The Danish composer's new project has seen him work collaboratively with the filmmaker Robert Schaller and performance artist Michelle Ellsworth on a smaller project entitled 'Mail'. The elusive new work, in three parts, for solo cello, electronics, and analogue film equipment is to be performed as a whole in Colorado at the Edith Kinney Gaylord Cornerstone Arts Center on November 23, with Trevor Minton on cello.



- Langgaard String Quartets Vol. 2 -
02.12.13

It is probably fair to say that the Nightingale String Quartet took the musical world a little by surprise when they released their first volume of the string quartets of Rued Langgaard last year. Amongst the overwhelmingly positive critical and public reception, the San Francisco Chronicle proclaimed: 'Simply breathtaking. I can't wait for the next release.' The wait is over.
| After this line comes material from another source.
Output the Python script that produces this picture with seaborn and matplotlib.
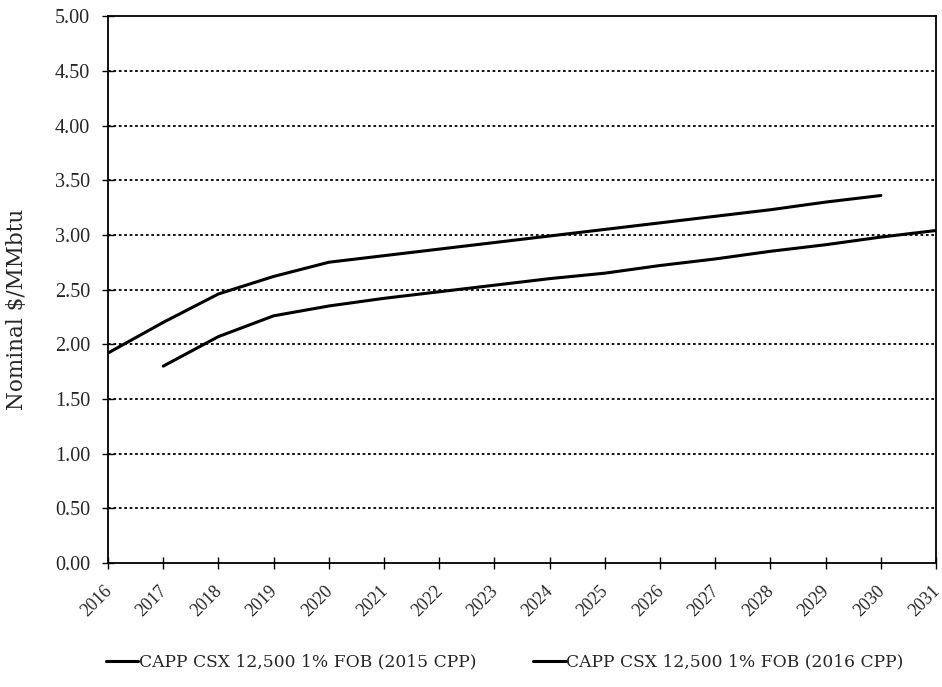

Featuring works all centering around the year 1918 – Rosengaardsspil (Rose Garden Play), the String Quartet (A-flat major), and the String Quartet No. 4 'Sommerdage' (Summer Days) – these incredible new performances leave little doubt of both the Nightingale Quartet's position as one of the finest young quartets around and of Langgaard's work will continuing to shift from its current paradoxic situation of 'famously neglected' to one where all recognise the value of this unique music.
The album is released on Dacapo records today (December 2) and is available here on CD and digital formats (including the 24-bit studio master). Also, the quartet plays a special concert at Christians Kirke, Copenhagen at 8pm tonight to celebrate the album release.